Here's what he said:
Dear FCPA Blog,
I was delighted to read yet another article in our field written in the ever-important vein of constructive criticism. For those of us who support the FCPA, it is tempting to categorically dismiss the suggestion that in some economies, some of the time, bribery may actually promote development. But I'm not sure that this is the right response, for at least two good reasons:
1. This idea has been around for a very long time. As Carden and Verdon readily admit, theirs is a new permutation on an idea that has circulated in mainstream economics and political science for over forty years. It grew out of the study of Soviet bureaucracy, and many of us lawyers who took undergrad majors in poli sci, econ, or history, may at least vaguely recognize names like Samuel P. Huntington. This idea is not new, and it's not radical. We would do well to see the FCPA, and the problem of corruption, in a broader context of human experience and intellectual inquiry.

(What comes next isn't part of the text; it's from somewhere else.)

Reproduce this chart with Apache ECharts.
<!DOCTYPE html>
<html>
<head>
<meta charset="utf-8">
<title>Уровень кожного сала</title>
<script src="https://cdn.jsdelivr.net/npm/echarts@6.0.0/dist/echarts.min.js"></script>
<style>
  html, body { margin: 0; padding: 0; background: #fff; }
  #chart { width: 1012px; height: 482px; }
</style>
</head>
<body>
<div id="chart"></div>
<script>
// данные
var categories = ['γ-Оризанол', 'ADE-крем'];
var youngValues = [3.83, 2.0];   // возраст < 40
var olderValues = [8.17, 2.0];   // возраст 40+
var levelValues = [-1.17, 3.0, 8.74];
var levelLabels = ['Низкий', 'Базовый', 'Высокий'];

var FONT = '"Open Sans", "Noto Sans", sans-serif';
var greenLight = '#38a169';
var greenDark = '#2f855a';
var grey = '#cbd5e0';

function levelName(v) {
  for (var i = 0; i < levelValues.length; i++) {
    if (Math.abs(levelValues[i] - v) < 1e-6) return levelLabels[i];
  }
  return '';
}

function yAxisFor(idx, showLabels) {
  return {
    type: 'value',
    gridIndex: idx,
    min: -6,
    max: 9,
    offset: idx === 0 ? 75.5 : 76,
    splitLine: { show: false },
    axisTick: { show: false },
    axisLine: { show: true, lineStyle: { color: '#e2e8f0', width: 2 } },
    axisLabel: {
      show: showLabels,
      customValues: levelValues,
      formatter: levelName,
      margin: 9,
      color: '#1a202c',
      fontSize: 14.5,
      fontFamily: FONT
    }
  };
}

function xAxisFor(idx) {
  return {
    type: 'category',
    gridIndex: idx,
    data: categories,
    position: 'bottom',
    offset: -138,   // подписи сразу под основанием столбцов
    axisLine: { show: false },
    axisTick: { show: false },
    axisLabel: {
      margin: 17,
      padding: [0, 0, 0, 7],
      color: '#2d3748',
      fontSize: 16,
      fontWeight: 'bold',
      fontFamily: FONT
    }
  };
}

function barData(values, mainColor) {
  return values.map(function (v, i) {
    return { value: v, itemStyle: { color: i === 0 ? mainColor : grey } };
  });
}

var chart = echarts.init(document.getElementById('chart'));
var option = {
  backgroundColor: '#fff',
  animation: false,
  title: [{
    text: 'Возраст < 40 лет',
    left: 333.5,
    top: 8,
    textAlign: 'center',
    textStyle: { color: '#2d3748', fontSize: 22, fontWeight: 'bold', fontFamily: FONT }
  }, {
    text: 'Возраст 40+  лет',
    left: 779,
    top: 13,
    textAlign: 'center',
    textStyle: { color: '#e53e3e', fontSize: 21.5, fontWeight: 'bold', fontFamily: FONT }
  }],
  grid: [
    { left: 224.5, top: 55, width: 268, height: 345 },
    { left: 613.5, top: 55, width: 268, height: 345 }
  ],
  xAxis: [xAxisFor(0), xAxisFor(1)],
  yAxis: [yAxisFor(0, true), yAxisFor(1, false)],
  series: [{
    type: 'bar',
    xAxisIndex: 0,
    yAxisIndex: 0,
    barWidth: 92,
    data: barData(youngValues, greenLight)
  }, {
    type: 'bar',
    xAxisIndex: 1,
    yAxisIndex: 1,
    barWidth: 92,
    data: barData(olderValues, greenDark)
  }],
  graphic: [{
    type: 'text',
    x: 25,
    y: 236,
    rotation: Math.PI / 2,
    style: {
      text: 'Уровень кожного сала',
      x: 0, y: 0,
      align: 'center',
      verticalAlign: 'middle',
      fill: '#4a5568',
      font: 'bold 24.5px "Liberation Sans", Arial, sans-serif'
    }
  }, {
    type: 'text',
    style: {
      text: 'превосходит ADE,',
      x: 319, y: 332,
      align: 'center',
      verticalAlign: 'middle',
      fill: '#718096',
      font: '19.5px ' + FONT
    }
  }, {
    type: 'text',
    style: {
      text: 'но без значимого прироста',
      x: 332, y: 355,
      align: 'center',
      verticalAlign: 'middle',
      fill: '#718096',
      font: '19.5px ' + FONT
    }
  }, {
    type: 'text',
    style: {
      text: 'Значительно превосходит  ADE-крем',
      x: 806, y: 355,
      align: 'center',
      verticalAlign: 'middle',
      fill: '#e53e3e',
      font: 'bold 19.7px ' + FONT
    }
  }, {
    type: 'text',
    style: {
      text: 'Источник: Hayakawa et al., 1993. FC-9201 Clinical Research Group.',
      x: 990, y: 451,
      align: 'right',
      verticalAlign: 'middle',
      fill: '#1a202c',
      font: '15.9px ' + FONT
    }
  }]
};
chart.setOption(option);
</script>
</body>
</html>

2. Hasn't the FCPA community understood this since 1988? That was the year that we amended the FCPA to include the affirmative defense -- which some find counter-intuitive, or worse -- for facilitating payments. How many of us have had the experience of describing this defense to non-lawyers in a compliance seminar, a meeting with clients, or around the dinner table, only to be met with chuckles of astonishment? The non-FCPA world believes that "a bribe's a bribe," and so did we when we originally drafted the FCPA in the mid-70s. But ten years of experience taught us otherwise. For those of us today who endorse the affirmative defense -- who do not believe it is a "loophole" that should be abolished, but instead strikes an important balance -- haven't we tacitly accepted at least some version of Carden and Verdon's thesis?
We may tend to assume, perhaps unconsciously, that if bribery is bad, then deterring bribery must always be good; the logic is seductive in its simplicity. But as Holmes taught, "the life of the law has not been logic; it has been experience." Experience in bribery-prone countries, with all its irony and tragedy, teaches us that though bribery is indeed bad, the alternative may sometimes be worse. Those who amended the FCPA in 1988, and myriad observers of the human condition dating much further back, understood this regrettable fact. In today's prosecutorial zeal we may try to ignore it, but those who live and work under corrupt and inefficient regimes cannot escape it.